▶ [Your goal]: Leave out the images; return the rest of the data exactly.
-- Begin Data --
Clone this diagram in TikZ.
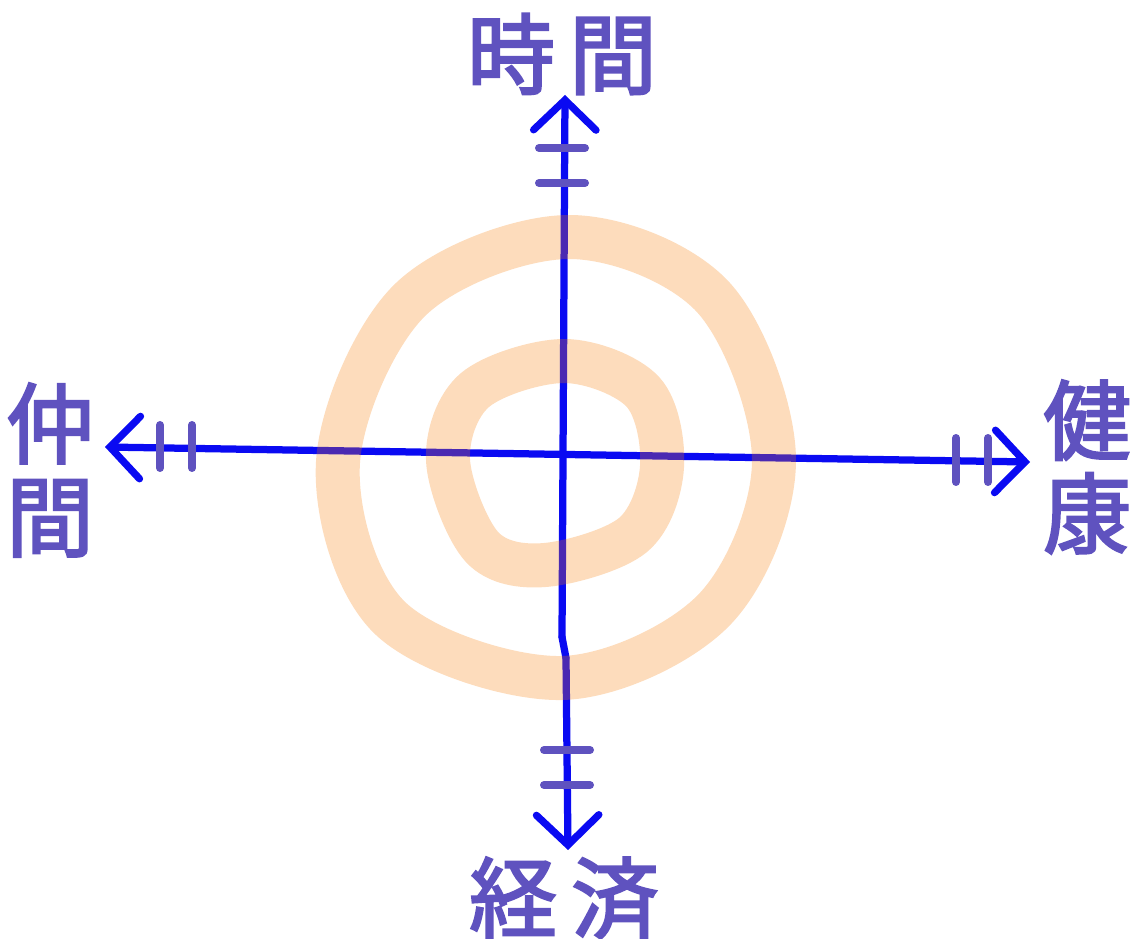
\documentclass[tikz,border=0pt]{standalone}
\usepackage{fontspec}
\newfontfamily\cjk[FakeBold=2.5]{Noto Sans CJK JP}
\usepackage{tikz}
\usetikzlibrary{arrows.meta}
\definecolor{axisblue}{HTML}{0A0AF2}
\definecolor{inkviolet}{HTML}{5F52BF}
\definecolor{tangerine}{RGB}{247,126,7}
\tikzset{ring/.style={draw=tangerine,draw opacity=0.27,line width=0.88cm,line join=round}, axis/.style={draw=axisblue,line width=0.145cm,line cap=round,line join=round,>={Straight Barb[length=6mm,width=12.5mm,line cap=round]}}, tickmark/.style={draw=inkviolet,line width=0.16cm,line cap=round}, word/.style={text=inkviolet,font=\cjk\fontsize{50}{53}\selectfont,inner sep=0pt,align=center}}

\begin{document}
\begin{tikzpicture}[x=0.02cm,y=-0.02cm]
\useasboundingbox (0,0) rectangle (1130,939);
% axis ends
\coordinate (top) at (565,95);
\coordinate (bottom) at (568,850);
\coordinate (left) at (105,447);
\coordinate (right) at (1030,462);
\coordinate (bendA) at (562,637);
\coordinate (bendB) at (566,658);
\draw[axis,<->] (left) -- (right);
\draw[axis,->] (bendA) -- (top);
\draw[axis,->] (bendB) -- (bottom);
\draw[axis] (bendA) -- (bendB);
% ticks
\foreach \y in {148,183} \draw[tickmark] (539,\y) -- (585,\y);
\foreach \y in {750,785} \draw[tickmark] (544,\y) -- (590,\y);
\foreach \x in {160,192} \draw[tickmark] (\x,425) -- (\x,468);
\foreach \x in {956,988} \draw[tickmark] (\x,438) -- (\x,482);
% rings, see-through over the axes
\draw[ring] plot[smooth cycle,tension=0.56] coordinates {(774,460) (713,297) (568,237) (410,300) (338,462) (390,618) (562,678) (714,610)};
\draw[ring] plot[smooth cycle,tension=0.56] coordinates {(662,467) (643,392) (565,361) (475,390) (448,460) (482,547) (545,565) (633,535)};
% labels
\node[word] (jikan) at (562,54) {時\hspace{8pt}間};
\node[word] (keizai) at (564,898) {経\hspace{8pt}済};
\node[word] (nakama) at (50,470) {仲\\間};
\node[word] (kenko) at (1087,467) {健\\康};
\end{tikzpicture}
\end{document}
-- End Data --
▶ [Problem solution]:
Clone this diagram in TikZ.
\documentclass[tikz,border=0pt]{standalone}
\usepackage{fontspec}
\newfontfamily\cjk[FakeBold=2.5]{Noto Sans CJK JP}
\usepackage{tikz}
\usetikzlibrary{arrows.meta}
\definecolor{axisblue}{HTML}{0A0AF2}
\definecolor{inkviolet}{HTML}{5F52BF}
\definecolor{tangerine}{RGB}{247,126,7}
\tikzset{ring/.style={draw=tangerine,draw opacity=0.27,line width=0.88cm,line join=round}, axis/.style={draw=axisblue,line width=0.145cm,line cap=round,line join=round,>={Straight Barb[length=6mm,width=12.5mm,line cap=round]}}, tickmark/.style={draw=inkviolet,line width=0.16cm,line cap=round}, word/.style={text=inkviolet,font=\cjk\fontsize{50}{53}\selectfont,inner sep=0pt,align=center}}

\begin{document}
\begin{tikzpicture}[x=0.02cm,y=-0.02cm]
\useasboundingbox (0,0) rectangle (1130,939);
% axis ends
\coordinate (top) at (565,95);
\coordinate (bottom) at (568,850);
\coordinate (left) at (105,447);
\coordinate (right) at (1030,462);
\coordinate (bendA) at (562,637);
\coordinate (bendB) at (566,658);
\draw[axis,<->] (left) -- (right);
\draw[axis,->] (bendA) -- (top);
\draw[axis,->] (bendB) -- (bottom);
\draw[axis] (bendA) -- (bendB);
% ticks
\foreach \y in {148,183} \draw[tickmark] (539,\y) -- (585,\y);
\foreach \y in {750,785} \draw[tickmark] (544,\y) -- (590,\y);
\foreach \x in {160,192} \draw[tickmark] (\x,425) -- (\x,468);
\foreach \x in {956,988} \draw[tickmark] (\x,438) -- (\x,482);
% rings, see-through over the axes
\draw[ring] plot[smooth cycle,tension=0.56] coordinates {(774,460) (713,297) (568,237) (410,300) (338,462) (390,618) (562,678) (714,610)};
\draw[ring] plot[smooth cycle,tension=0.56] coordinates {(662,467) (643,392) (565,361) (475,390) (448,460) (482,547) (545,565) (633,535)};
% labels
\node[word] (jikan) at (562,54) {時\hspace{8pt}間};
\node[word] (keizai) at (564,898) {経\hspace{8pt}済};
\node[word] (nakama) at (50,470) {仲\\間};
\node[word] (kenko) at (1087,467) {健\\康};
\end{tikzpicture}
\end{document}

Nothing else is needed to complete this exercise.